Adina Levin, a member of the city's Complete Streets Commission, said she had "significant civil liberty concerns," such as what might happen if a resident calls the police about a "suspicious person" who is in fact just an African American walking down the street and a drone becomes a surveillance tool. She suggested that experts be brought in to make sure that fair policies are in place to protect privacy.
Smitha Gundavajhala, program coordinator at the Youth Leadership Institute in San Mateo, urged the council to support strong penalties in cases of abuse to deter improper invasions of privacy or civil liberty violations with the use of drones.
"With great power comes great responsibility," she said.
Generally, council members were open to the idea of some level of drone use in the city, though these positions varied. Councilwoman Betsy Nash and Vice Mayor Cecilia Taylor said they were not supportive of using drones for policing, but did support drones' use for public works and community development purposes.
"For me, the use cases are great.
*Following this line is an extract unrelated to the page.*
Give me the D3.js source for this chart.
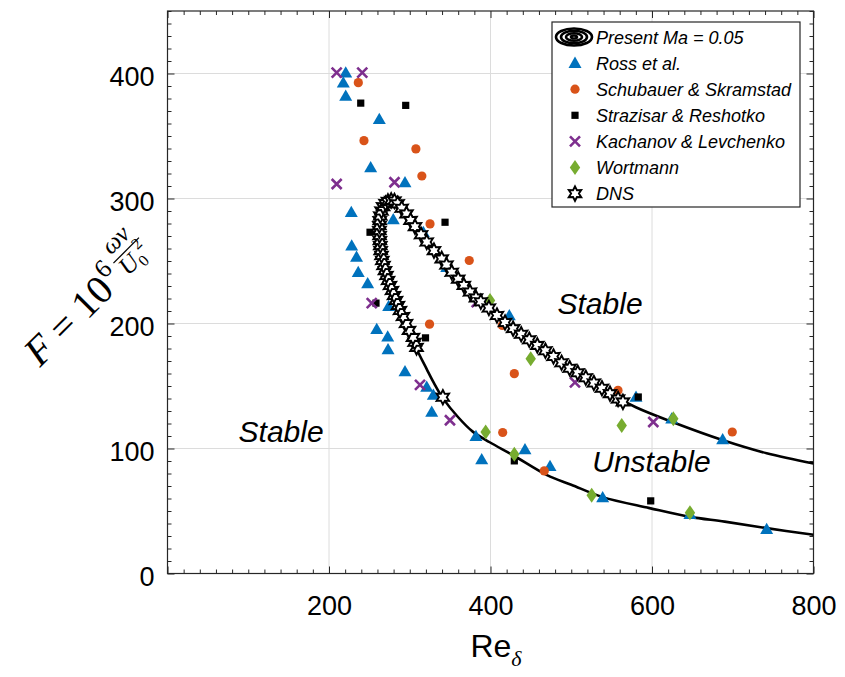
<!DOCTYPE html>
<html><head><meta charset="utf-8">
<script src="https://cdn.jsdelivr.net/npm/d3@7"></script>
<style>body{margin:0;background:#fff}svg{display:block}</style>
</head><body>
<svg id="chart" width="845" height="677"></svg>
<script>
// Neutral stability curve, present computation (Ma = 0.05)
const curveRe = [800,742,690,647,597,539,500,470,428,399,378,360,341,329,321,309,299,291,283,275.5,269.3,265,263,262.5,263.5,266,270,276,282,290,301,314,330,345.5,360,374.6,388,408,428,458,488,518,548,580,626,688,742,800];
const curveF  = [31,36.3,41.5,45.3,52.3,61.1,71,78.7,94.6,105,113.5,125,140.3,153.5,163.5,179,194.5,206,218.4,230.4,242.3,254.4,266,278,286,292,296,298.5,297.8,292.2,282.5,271,258.3,246.8,235.5,225.2,217.4,206.4,195.9,182.5,168.6,156.6,143.9,133,121,106.6,96.2,88];

// Ross et al.
const rossRe = [220.7,217.7,220.7,262.3,251.6,227.6,279.6,228.1,234.1,236.2,247.9,273.9,259.1,272.7,273.1,294.1,321,329.2,327.2,382,389.1,442.7,473.7,538.9,647,742,294.1,316.8,345.8,423.3,580.2,624.4,687.5];
const rossF  = [400.7,392.7,382.1,363.5,324.9,289.1,283.3,262.3,253.2,241,232,213.8,195.4,189.4,179.3,161.7,149.2,142.9,129.2,109.8,91.2,99.2,85.8,60.9,47.5,35.5,312.9,273,245,206.4,141.2,123.9,107.2];

// Schubauer & Skramstad
const schubRe = [236.3,243.3,307.6,315,325.1,373.7,324.5,414.6,429.5,415.1,466.6,557.9,699.4];
const schubF  = [392.7,346.3,339.7,318,279.7,250.4,199.5,198.5,159.9,112.8,82.1,146.5,113.2];

// Strazisar & Reshotko
const strazRe = [239.3,295,250.8,258.2,343.7,319.5,429.5,583,598.4];
const strazF  = [376.3,374.5,273,216.3,281,188.5,90.1,141.2,58.1];

// Kachanov & Levchenko
const kachRe = [209.5,241.2,209.5,281.1,252.9,382.9,312.7,349.8,504.6,601.6];
const kachF  = [400.7,400.7,311.6,313,216.3,217.1,150.9,122.6,152.9,121.2];

// Wortmann
const wortRe = [399.4,449.8,562.5,626.4,394,429.5,525.3,647];
const wortF  = [218.4,171.9,118.4,123.9,113.2,95.4,62.7,48.6];

// DNS
const dnsRe = [341,308.4,306,304,299.1,295.4,291.6,287.9,285.4,283,280.5,278,275.5,273.1,271.2,269.3,267.5,266,265,264,263.5,263,262.6,262.4,262.4,262.8,263.5,265,267,270,273,277,
  281,285,290,296,301,306.5,314,321,330,339.6,345.5,352,360,367,374.6,382,388,398,408,418,428,438,448,458,468,478,488,498,508,518,528,538,548,558,564];
const dnsF  = [141,180.9,185,188.9,194.5,200,205.6,210.4,214.4,218.4,222.4,226.4,230.4,234.4,238.4,242.3,246.4,250.4,254.4,258.3,262.3,266.3,270.3,274.3,278.3,282.3,286,290,293.5,296,297.7,298.5,
  298,295.8,292.2,287.7,282.5,277.5,271,265.2,258.3,251.7,246.8,241,235.5,230.5,225.2,220.5,217.4,212.4,206.4,200.8,195.9,191.4,187,182.5,178.2,173.6,168.6,164.2,160.6,156.6,152.4,148.2,143.9,139.6,137.3];

const xMajor = [200,400,600,800];
const yMajor = [0,100,200,300,400];
const legendLabels = ["Present Ma = 0.05","Ross et al.","Schubauer & Skramstad","Strazisar & Reshotko","Kachanov & Levchenko","Wortmann","DNS"];
const regionLabels = [
  {text:"Stable", re:88, f:105},
  {text:"Stable", re:483, f:208},
  {text:"Unstable", re:526, f:81}
];

const svg = d3.select("#chart");
const plot = {left:167.5, right:813.5, top:11, bottom:573.5};
const x = d3.scaleLinear().domain([0,800]).range([plot.left, plot.right]);
const y = d3.scaleLinear().domain([0,450]).range([plot.bottom, plot.top]);

const axisColor = "#262626";
const sansFont = "'Liberation Sans', Arial, sans-serif";
const serifFont = "'Liberation Serif', 'Times New Roman', serif";

// grid
const grid = svg.append("g").attr("stroke","#dcdcdc").attr("stroke-width",1);
[200,400,600].forEach(v => grid.append("line").attr("x1",x(v)).attr("x2",x(v)).attr("y1",plot.top).attr("y2",plot.bottom));
[100,200,300,400].forEach(v => grid.append("line").attr("x1",plot.left).attr("x2",plot.right).attr("y1",y(v)).attr("y2",y(v)));

// ticks on all four sides, pointing inward
function tickAxis(axis, transform, values, len){
  const g = svg.append("g").attr("transform",transform)
    .call(axis.tickValues(values).tickSize(-len).tickFormat(""));
  g.select(".domain").remove();
  g.selectAll(".tick line").attr("stroke",axisColor).attr("stroke-width",1);
  return g;
}
const xMinor = d3.range(0,801,20).filter(v=>v%200!==0);
const yMinor = d3.range(0,451,10).filter(v=>v%100!==0);
const xMaj = [0,200,400,600,800], yMaj=[0,100,200,300,400];
tickAxis(d3.axisBottom(x), `translate(0,${plot.bottom})`, xMinor, 4);
tickAxis(d3.axisBottom(x), `translate(0,${plot.bottom})`, xMaj, 7);
tickAxis(d3.axisTop(x), `translate(0,${plot.top})`, xMinor, 4).selectAll(".tick line").attr("y2",4);
tickAxis(d3.axisTop(x), `translate(0,${plot.top})`, xMaj, 7).selectAll(".tick line").attr("y2",7);
tickAxis(d3.axisLeft(y), `translate(${plot.left},0)`, yMinor, 4);
tickAxis(d3.axisLeft(y), `translate(${plot.left},0)`, yMaj, 7);
tickAxis(d3.axisRight(y), `translate(${plot.right},0)`, yMinor, 4).selectAll(".tick line").attr("x2",-4);
tickAxis(d3.axisRight(y), `translate(${plot.right},0)`, yMaj, 7).selectAll(".tick line").attr("x2",-7);

// tick labels
const xl = svg.append("g").attr("transform",`translate(0,${plot.bottom})`)
  .call(d3.axisBottom(x).tickValues(xMajor).tickSize(0).tickPadding(22));
xl.select(".domain").remove();
xl.selectAll("text").attr("font-family",sansFont).attr("font-size",27).attr("fill","#000");
const yl = svg.append("g").attr("transform",`translate(${plot.left},0)`)
  .call(d3.axisLeft(y).tickValues(yMajor).tickSize(0).tickPadding(13));
yl.select(".domain").remove();
yl.selectAll("text").attr("font-family",sansFont).attr("font-size",27).attr("fill","#000").attr("dy","0.45em");

// frame
svg.append("rect").attr("x",plot.left).attr("y",plot.top)
  .attr("width",plot.right-plot.left).attr("height",plot.bottom-plot.top)
  .attr("fill","none").attr("stroke",axisColor).attr("stroke-width",1.2);

// marker shapes
const markers = {
  tri: g => g.append("path").attr("d","M0,-6.5L6.5,4.8L-6.5,4.8Z").attr("fill","#0072BD"),
  circ: g => g.append("circle").attr("r",4.6).attr("fill","#D95319"),
  sq: g => g.append("rect").attr("x",-3.6).attr("y",-3.6).attr("width",7.2).attr("height",7.2).attr("fill","#000"),
  cross: g => g.append("path").attr("d","M-5,-5L5,5M-5,5L5,-5").attr("stroke","#7E2F8E").attr("stroke-width",2.6).attr("fill","none"),
  diam: g => g.append("path").attr("d","M0,-7.5L5.2,0L0,7.5L-5.2,0Z").attr("fill","#77AC30"),
  hex: g => {
    const pts=[]; for(let i=0;i<12;i++){const a=-Math.PI/2+i*Math.PI/6; const r=i%2?3.9:7.2; pts.push([r*Math.cos(a),r*Math.sin(a)]);}
    return g.append("path").attr("d","M"+pts.map(p=>p.join(",")).join("L")+"Z")
      .attr("fill","#fff").attr("stroke","#000").attr("stroke-width",1.9).attr("stroke-linejoin","miter");
  }
};

svg.append("clipPath").attr("id","plotclip").append("rect")
  .attr("x",plot.left).attr("y",plot.top).attr("width",plot.right-plot.left).attr("height",plot.bottom-plot.top);

// curve
const curvePts = curveRe.map((r,i)=>[r,curveF[i]]);
svg.append("path").attr("clip-path","url(#plotclip)")
  .attr("d", d3.line().x(d=>x(d[0])).y(d=>y(d[1])).curve(d3.curveCatmullRom.alpha(0.5))(curvePts))
  .attr("fill","none").attr("stroke","#000").attr("stroke-width",2.6);

function scatter(res, fs, kind){
  const g = svg.append("g");
  res.forEach((r,i)=>{
    const m = g.append("g").attr("transform",`translate(${x(r)},${y(fs[i])})`);
    markers[kind](m);
  });
}
scatter(rossRe, rossF, "tri");
scatter(schubRe, schubF, "circ");
scatter(strazRe, strazF, "sq");
scatter(kachRe, kachF, "cross");
scatter(wortRe, wortF, "diam");
scatter(dnsRe, dnsF, "hex");

// region labels
regionLabels.forEach(d=>{
  svg.append("text").attr("x",x(d.re)).attr("y",y(d.f)).attr("font-family",sansFont)
    .attr("font-style","italic").attr("font-size",30).attr("fill","#000").text(d.text);
});

// legend
const lg = svg.append("g");
lg.append("rect").attr("x",552).attr("y",22).attr("width",248).attr("height",185)
  .attr("fill","#fff").attr("stroke",axisColor).attr("stroke-width",1.2);
const kinds = [null,"tri","circ","sq","cross","diam","hex"];
legendLabels.forEach((t,i)=>{
  const cy = 37 + i*26.1;
  if(i===0){
    const ic = lg.append("g").attr("transform",`translate(574,${cy})`);
    [[18,8.5],[13,6.2],[8,3.8],[3,1.5]].forEach(([rx,ry])=>{
      ic.append("ellipse").attr("rx",rx).attr("ry",ry).attr("fill","none").attr("stroke","#000").attr("stroke-width",2.6);
    });
  } else {
    const m = lg.append("g").attr("transform",`translate(575,${cy})`);
    markers[kinds[i]](m);
  }
  lg.append("text").attr("x",596).attr("y",cy+6.5).attr("font-family",sansFont)
    .attr("font-style","italic").attr("font-size",18).attr("fill","#000").text(t);
});

// x axis title
const xt = svg.append("text").attr("x",496).attr("y",657).attr("text-anchor","middle")
  .attr("font-family",sansFont).attr("font-size",32).attr("fill","#000");
xt.append("tspan").text("Re");
xt.append("tspan").attr("font-family",serifFont).attr("font-style","italic").attr("font-size",22).attr("dy",9).text("δ");

// y axis title: F = 10^6 ων/U0^2, rotated
const outer = svg.append("g");
const inner = outer.append("g");
const t1 = inner.append("text").attr("font-family",serifFont).attr("font-size",40).attr("fill","#000");
t1.append("tspan").attr("font-style","italic").text("F");
t1.append("tspan").text(" = 10");
const w1 = t1.node().getComputedTextLength();
inner.append("text").attr("x",w1+1).attr("y",-17).attr("font-family",serifFont).attr("font-size",26).text("6");
const fx = w1 + 19;
const num = inner.append("text").attr("x",fx).attr("y",-29).attr("font-family",serifFont)
  .attr("font-style","italic").attr("font-size",25).text("ων");
const den = inner.append("text").attr("x",fx).attr("y",-2).attr("font-family",serifFont).attr("font-size",25);
den.append("tspan").attr("font-style","italic").text("U");
den.append("tspan").attr("font-size",16).attr("dy",5).text("0");
den.append("tspan").attr("font-size",16).attr("dy",-17).attr("dx",-1).text("2");
const nw = num.node().getComputedTextLength(), dw = den.node().getComputedTextLength();
const fw = Math.max(nw,dw)+2;
num.attr("x", fx + (fw-nw)/2);
den.attr("x", fx + (fw-dw)/2);
inner.append("line").attr("x1",fx).attr("x2",fx+fw).attr("y1",-22).attr("y2",-22).attr("stroke","#000").attr("stroke-width",1.3);
const bb = inner.node().getBBox();
inner.attr("transform",`translate(${-(bb.x+bb.width/2)},${-(bb.y+bb.height/2)})`);
outer.attr("transform","translate(82,296) rotate(-45)");
</script>
</body></html>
I just want to have discussion about what the guard rails are," said Mayor Ray Mueller, who asked that city staff come back with a drone program expert and clearer policies on acceptable uses of the drones and relevant software applications, as well as more information about how many human-hours of work that drone use could save.
Councilman Drew Combs added that he was "supportive of moving to the next step." And Councilwoman Catherine Carlton said she'd like to see more details about privacy and best practices, but noted, "I think we should be able to work out the details."